* **Given entries**
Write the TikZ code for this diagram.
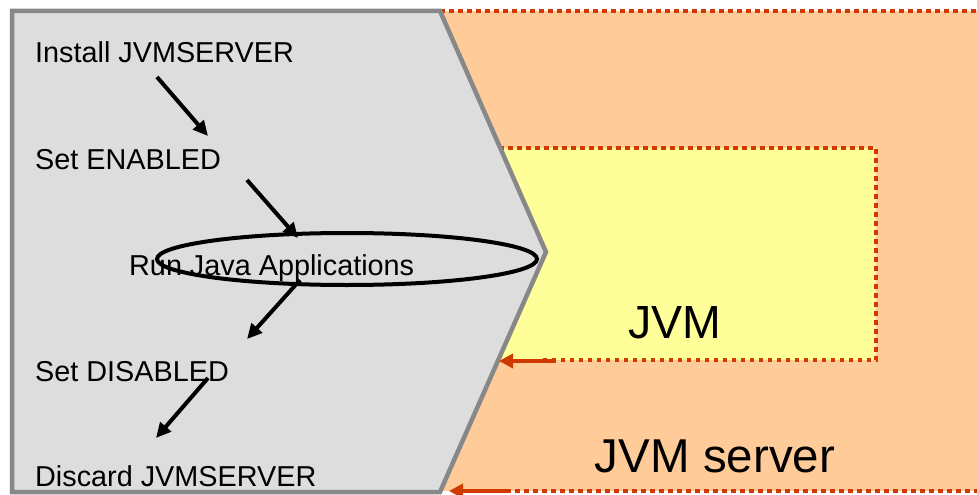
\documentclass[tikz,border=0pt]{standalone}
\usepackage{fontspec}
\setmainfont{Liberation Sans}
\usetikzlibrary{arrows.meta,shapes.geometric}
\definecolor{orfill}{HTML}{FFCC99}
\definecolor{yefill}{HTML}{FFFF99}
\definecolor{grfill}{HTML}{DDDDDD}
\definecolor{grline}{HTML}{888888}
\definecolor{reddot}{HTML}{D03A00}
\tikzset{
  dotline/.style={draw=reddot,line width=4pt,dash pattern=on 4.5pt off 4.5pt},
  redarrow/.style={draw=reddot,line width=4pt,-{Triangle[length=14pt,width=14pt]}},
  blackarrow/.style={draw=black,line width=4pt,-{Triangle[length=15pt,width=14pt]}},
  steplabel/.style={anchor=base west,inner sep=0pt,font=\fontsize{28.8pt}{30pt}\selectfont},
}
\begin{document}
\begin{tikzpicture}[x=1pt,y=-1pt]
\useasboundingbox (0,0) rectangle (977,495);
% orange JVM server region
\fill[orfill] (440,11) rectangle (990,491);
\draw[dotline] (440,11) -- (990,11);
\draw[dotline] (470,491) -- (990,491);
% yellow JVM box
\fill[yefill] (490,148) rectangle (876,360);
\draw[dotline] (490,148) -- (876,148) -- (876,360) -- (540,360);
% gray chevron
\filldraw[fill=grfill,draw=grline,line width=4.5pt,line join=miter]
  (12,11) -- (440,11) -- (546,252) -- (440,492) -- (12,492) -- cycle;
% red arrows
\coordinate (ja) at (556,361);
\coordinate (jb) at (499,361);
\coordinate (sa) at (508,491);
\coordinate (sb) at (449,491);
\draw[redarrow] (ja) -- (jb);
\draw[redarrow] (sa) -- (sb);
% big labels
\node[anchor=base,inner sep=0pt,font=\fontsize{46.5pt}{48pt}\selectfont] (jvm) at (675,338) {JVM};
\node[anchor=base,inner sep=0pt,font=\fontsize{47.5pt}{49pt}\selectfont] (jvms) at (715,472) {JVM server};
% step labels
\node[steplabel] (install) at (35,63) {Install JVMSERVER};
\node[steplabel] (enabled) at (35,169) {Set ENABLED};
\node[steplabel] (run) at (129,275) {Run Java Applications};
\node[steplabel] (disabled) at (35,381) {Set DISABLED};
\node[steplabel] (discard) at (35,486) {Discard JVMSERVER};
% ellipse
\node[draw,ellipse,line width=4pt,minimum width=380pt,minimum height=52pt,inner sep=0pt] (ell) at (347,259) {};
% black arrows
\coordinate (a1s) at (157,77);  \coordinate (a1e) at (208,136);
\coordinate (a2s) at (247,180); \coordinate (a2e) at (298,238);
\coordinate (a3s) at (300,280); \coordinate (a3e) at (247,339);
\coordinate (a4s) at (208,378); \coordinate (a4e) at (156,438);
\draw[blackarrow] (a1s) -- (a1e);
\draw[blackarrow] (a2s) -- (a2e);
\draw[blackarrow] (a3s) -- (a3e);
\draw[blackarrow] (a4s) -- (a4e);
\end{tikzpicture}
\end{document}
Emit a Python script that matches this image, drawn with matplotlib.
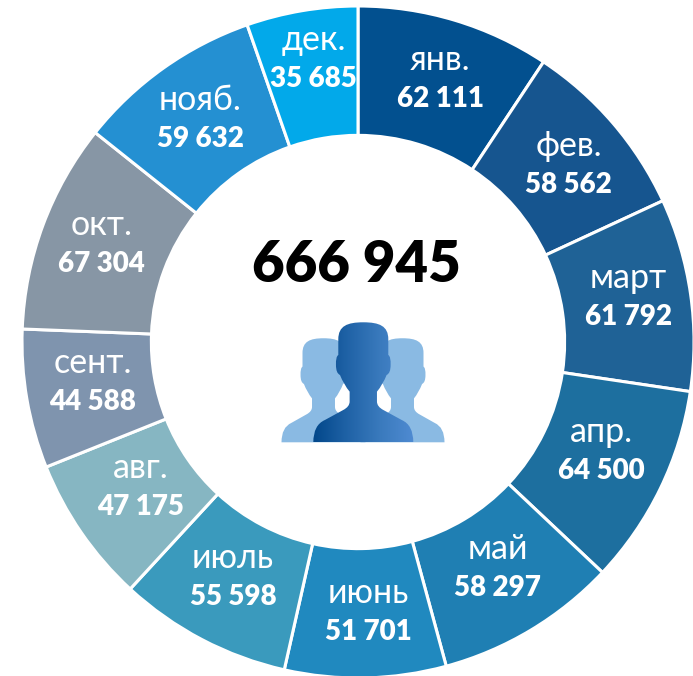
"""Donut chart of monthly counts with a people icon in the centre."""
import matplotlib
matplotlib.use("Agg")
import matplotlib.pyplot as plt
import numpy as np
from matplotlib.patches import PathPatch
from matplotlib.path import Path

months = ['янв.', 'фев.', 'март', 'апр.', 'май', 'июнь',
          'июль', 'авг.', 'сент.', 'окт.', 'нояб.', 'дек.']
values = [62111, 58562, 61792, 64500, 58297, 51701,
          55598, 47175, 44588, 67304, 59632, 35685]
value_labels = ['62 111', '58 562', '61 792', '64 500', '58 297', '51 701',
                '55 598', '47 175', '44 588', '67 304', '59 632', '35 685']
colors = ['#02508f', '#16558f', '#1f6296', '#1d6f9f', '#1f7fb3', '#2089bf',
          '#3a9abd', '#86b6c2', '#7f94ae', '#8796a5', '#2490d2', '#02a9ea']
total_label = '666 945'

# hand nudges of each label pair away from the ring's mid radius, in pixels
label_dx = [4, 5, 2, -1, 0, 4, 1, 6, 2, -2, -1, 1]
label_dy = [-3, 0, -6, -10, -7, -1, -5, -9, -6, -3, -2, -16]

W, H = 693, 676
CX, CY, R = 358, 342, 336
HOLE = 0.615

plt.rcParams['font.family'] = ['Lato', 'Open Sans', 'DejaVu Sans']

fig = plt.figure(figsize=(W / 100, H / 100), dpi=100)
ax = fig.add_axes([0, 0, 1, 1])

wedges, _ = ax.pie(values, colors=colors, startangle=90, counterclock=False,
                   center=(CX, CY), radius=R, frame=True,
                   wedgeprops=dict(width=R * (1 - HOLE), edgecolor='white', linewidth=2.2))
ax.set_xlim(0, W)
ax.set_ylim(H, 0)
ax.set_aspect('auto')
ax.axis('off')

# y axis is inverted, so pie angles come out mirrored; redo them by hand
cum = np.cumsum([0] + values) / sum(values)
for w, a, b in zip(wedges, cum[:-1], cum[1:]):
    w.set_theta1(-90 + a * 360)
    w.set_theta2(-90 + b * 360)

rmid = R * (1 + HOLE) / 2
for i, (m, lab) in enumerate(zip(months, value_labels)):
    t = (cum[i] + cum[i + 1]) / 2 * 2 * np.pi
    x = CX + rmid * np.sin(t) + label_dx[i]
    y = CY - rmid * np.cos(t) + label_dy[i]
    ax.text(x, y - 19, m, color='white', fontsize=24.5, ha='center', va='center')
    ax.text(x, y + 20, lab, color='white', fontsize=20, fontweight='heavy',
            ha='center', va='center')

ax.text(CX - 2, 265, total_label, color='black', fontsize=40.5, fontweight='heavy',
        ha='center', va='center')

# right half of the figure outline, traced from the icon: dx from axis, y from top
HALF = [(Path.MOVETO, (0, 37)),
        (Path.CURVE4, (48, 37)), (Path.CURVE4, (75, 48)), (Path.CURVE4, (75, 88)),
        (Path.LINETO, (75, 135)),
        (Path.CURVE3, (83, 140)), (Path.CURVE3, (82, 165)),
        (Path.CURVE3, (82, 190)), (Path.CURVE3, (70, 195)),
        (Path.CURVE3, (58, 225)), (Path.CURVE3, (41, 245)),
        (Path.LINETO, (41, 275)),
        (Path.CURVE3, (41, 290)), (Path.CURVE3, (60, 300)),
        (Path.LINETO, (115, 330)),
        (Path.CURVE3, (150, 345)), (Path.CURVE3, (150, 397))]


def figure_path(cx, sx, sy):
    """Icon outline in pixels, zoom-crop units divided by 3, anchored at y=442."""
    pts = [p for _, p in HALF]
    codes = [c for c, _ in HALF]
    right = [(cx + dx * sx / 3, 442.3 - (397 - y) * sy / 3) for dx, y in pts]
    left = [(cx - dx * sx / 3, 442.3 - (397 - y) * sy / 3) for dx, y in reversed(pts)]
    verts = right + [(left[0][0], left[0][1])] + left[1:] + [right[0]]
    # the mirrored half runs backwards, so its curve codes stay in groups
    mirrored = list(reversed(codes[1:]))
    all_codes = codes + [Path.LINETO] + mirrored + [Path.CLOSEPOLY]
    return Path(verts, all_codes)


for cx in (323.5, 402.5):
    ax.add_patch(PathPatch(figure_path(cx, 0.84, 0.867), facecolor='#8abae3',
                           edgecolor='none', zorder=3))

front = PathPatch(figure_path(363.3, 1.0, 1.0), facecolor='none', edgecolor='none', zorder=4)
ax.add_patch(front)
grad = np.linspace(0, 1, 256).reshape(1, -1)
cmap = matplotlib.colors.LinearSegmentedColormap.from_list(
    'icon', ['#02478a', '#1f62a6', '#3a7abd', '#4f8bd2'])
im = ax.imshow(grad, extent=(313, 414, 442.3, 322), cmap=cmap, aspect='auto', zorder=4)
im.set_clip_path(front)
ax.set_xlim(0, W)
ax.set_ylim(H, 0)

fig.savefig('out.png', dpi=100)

* **The task**
Only the lines between the line with "Emit a Python" and the line with "from matplotlib.path import Path", inclusive, should be reproduced, exactly as written and without pictures.

* **Right answer**
Emit a Python script that matches this image, drawn with matplotlib.
"""Donut chart of monthly counts with a people icon in the centre."""
import matplotlib
matplotlib.use("Agg")
import matplotlib.pyplot as plt
import numpy as np
from matplotlib.patches import PathPatch
from matplotlib.path import Path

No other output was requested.